The most common argument I hear against those who oppose embryonic stem cell research is one that is, to me, completely vapid. It basically goes, "we could save a lot of people with this research, so therefore we should do it."
This argument makes one of two assumptions, as best I can tell. It could be assuming that the embryonic life (and it is a unique human life, biologically speaking; this is a scientific fact not seriously questioned) is not a life that deserves any protection at all. This is, of course, classic question-begging: this is the very crux of the issue, and so assuming it is nonsensical.
The other possible assumption -- sometimes stated explicitly -- is that even if these are lives, it is acceptable to kill them, because other lives are worth more. Humanity has gone down this path before, and I refuse to. It's anathema. And its atrocity is compounded by the fact that it's the government choosing which lives are more valuable.

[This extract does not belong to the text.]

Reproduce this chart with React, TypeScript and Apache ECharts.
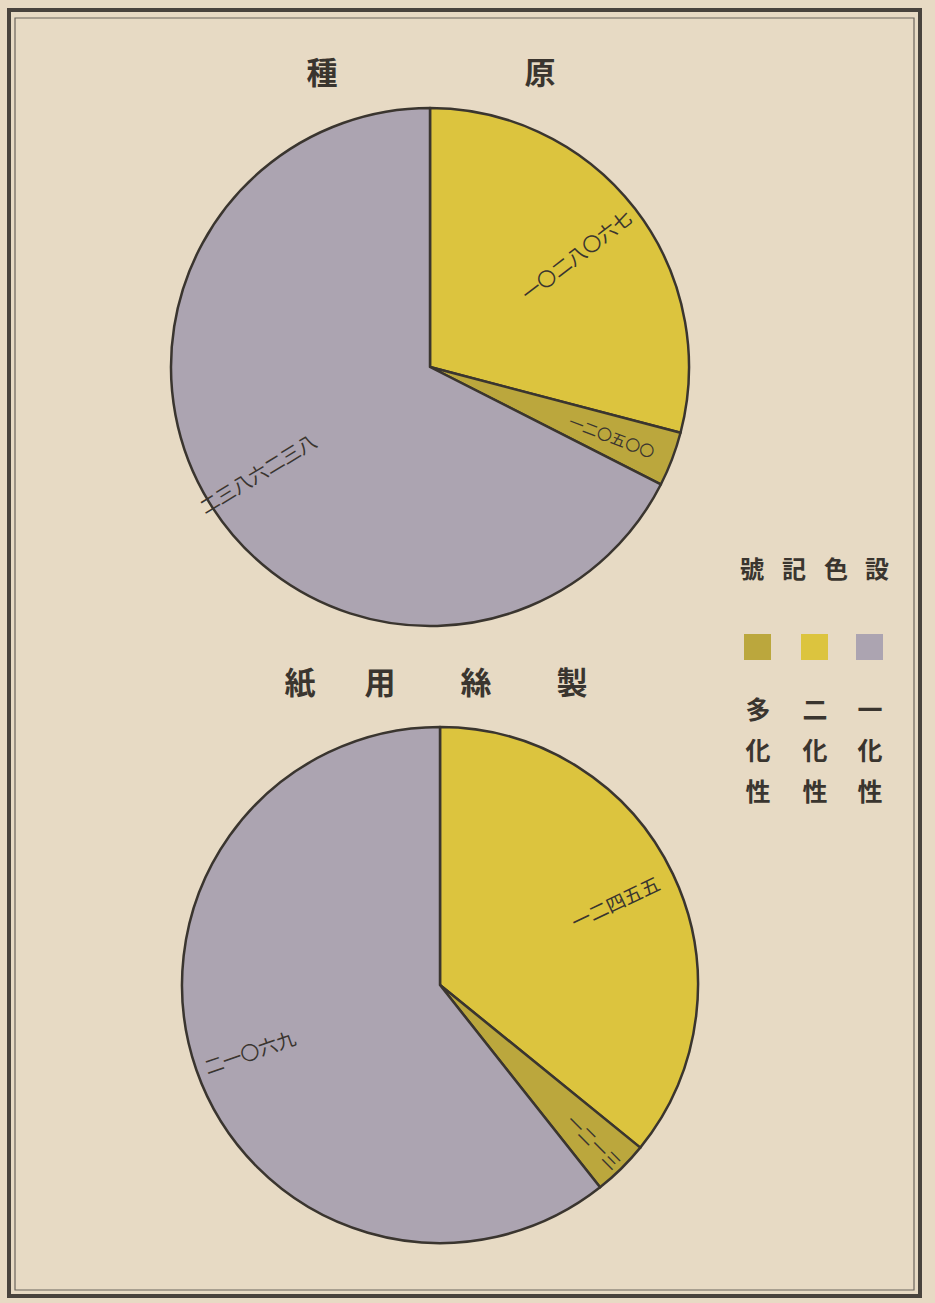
import React, { useEffect, useRef } from "react";
import * as echarts from "echarts";

// Series order: 二化性 (yellow), 多化性 (olive), 一化性 (grey) — clockwise from 12 o'clock
const categories = ["二化性", "多化性", "一化性"];
const topValues = [1028067, 120500, 2386238]; // 原種
const bottomValues = [12455, 1213, 21069]; // 製絲用紙
const topTitle = ["種", "原"];
const bottomTitle = ["紙", "用", "絲", "製"];
const legendTitle = ["號", "記", "色", "設"];
const legendCols = ["多化性", "二化性", "一化性"];

const PAPER = "#e7dac4";
const INK = "#3a352f";
const COLORS = ["#dcc43e", "#bba73d", "#aca4b1"];
const LEGEND_COLORS = ["#bba73d", "#dcc43e", "#aca4b1"];

const KANJI = ["〇", "一", "二", "三", "四", "五", "六", "七", "八", "九"];
const toKanji = (v: number) =>
  String(v)
    .split("")
    .map((d) => KANJI[Number(d)])
    .join("");

export default function App() {
  const ref = useRef<HTMLDivElement>(null);
  useEffect(() => {
    document.body.style.margin = "0";
    const chart = echarts.init(ref.current!, undefined, { renderer: "svg" });

    const mkPie = (
      values: number[],
      center: [number, number],
      r: number,
      labelRatio: number[],
      labelSize: number[]
    ) => {
      const data = values.map((v, i) => ({
        name: categories[i],
        value: v,
        itemStyle: { color: COLORS[i] },
      }));
      const base: any = {
        type: "pie",
        center,
        radius: [0, r],
        startAngle: 90,
        clockwise: true,
        silent: true,
        label: { show: false },
        labelLine: { show: false },
        itemStyle: { borderColor: INK, borderWidth: 2.5 },
        data,
      };
      const overlays = values.map((_, k) => {
        const inner = r * (2 * labelRatio[k] - 1);
        return {
          type: "pie",
          center,
          radius: [inner, r],
          startAngle: 90,
          clockwise: true,
          silent: true,
          labelLine: { show: false },
          itemStyle: { color: "rgba(0,0,0,0)", borderWidth: 0 },
          data: values.map((v, i) => ({
            name: categories[i],
            value: v,
            label: {
              show: i === k,
              position: "inside",
              rotate: "radial",
              formatter: () => toKanji(v),
              color: INK,
              fontSize: labelSize[i],
              fontFamily: "Noto Sans CJK JP",
            },
          })),
        };
      });
      return [base, ...overlays];
    };

    const titleText = (t: string, x: number, y: number, size = 30) => ({
      type: "text",
      x,
      y,
      style: {
        text: t,
        fill: INK,
        font: `bold ${size}px "Noto Sans CJK JP"`,
        textAlign: "center",
        textVerticalAlign: "middle",
      },
    });

    const graphics: any[] = [
      {
        type: "rect",
        shape: { x: 9, y: 10, width: 911, height: 1286 },
        style: { fill: "none", stroke: "#48433d", lineWidth: 4 },
      },
      {
        type: "rect",
        shape: { x: 15, y: 18, width: 899, height: 1272 },
        style: { fill: "none", stroke: "#6a645c", lineWidth: 1.2 },
      },
    ];
    const tx = [322, 540];
    topTitle.forEach((t, i) => graphics.push(titleText(t, tx[i], 70, 31)));
    const bx = [300, 380, 476, 572];
    bottomTitle.forEach((t, i) => graphics.push(titleText(t, bx[i], 680, 31)));
    const lx = [752, 794, 836, 877];
    legendTitle.forEach((t, i) => graphics.push(titleText(t, lx[i], 567, 24)));
    const cx = [758, 815, 870];
    legendCols.forEach((col, i) => {
      graphics.push({
        type: "rect",
        shape: { x: cx[i] - 14, y: 634, width: 27, height: 26 },
        style: { fill: LEGEND_COLORS[i] },
      });
      col.split("").forEach((ch, j) =>
        graphics.push(titleText(ch, cx[i], 708 + j * 41, 25))
      );
    });

    chart.setOption({
      animation: false,
      backgroundColor: PAPER,
      graphic: graphics,
      series: [
        ...mkPie(topValues, [430, 367], 259, [0.7, 0.74, 0.77], [19, 15, 19]),
        ...mkPie(bottomValues, [440, 985], 258, [0.74, 0.84, 0.77], [19, 17, 19]),
      ],
    });
    return () => chart.dispose();
  }, []);
  return (
    <div
      ref={ref}
      style={{ position: "absolute", left: 0, top: 0, width: 935, height: 1303 }}
    />
  );
}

So please, save your breath. Don't say "we should do this because good may result." (And worse, don't tell me that good will result, because no one can know that.) If you want to convince me, you cannot possibly do so by telling me the potential benefits; you can only do so by convincing me that no human life is being intentionally killed for the sake of research. I don't care if you convince me that we will cure AIDS and cancer tomorrow by killing off a few dozen embryos today, I will oppose it, if I believe, as I do now (because how could I not?), that those are human lives. Period, end of story.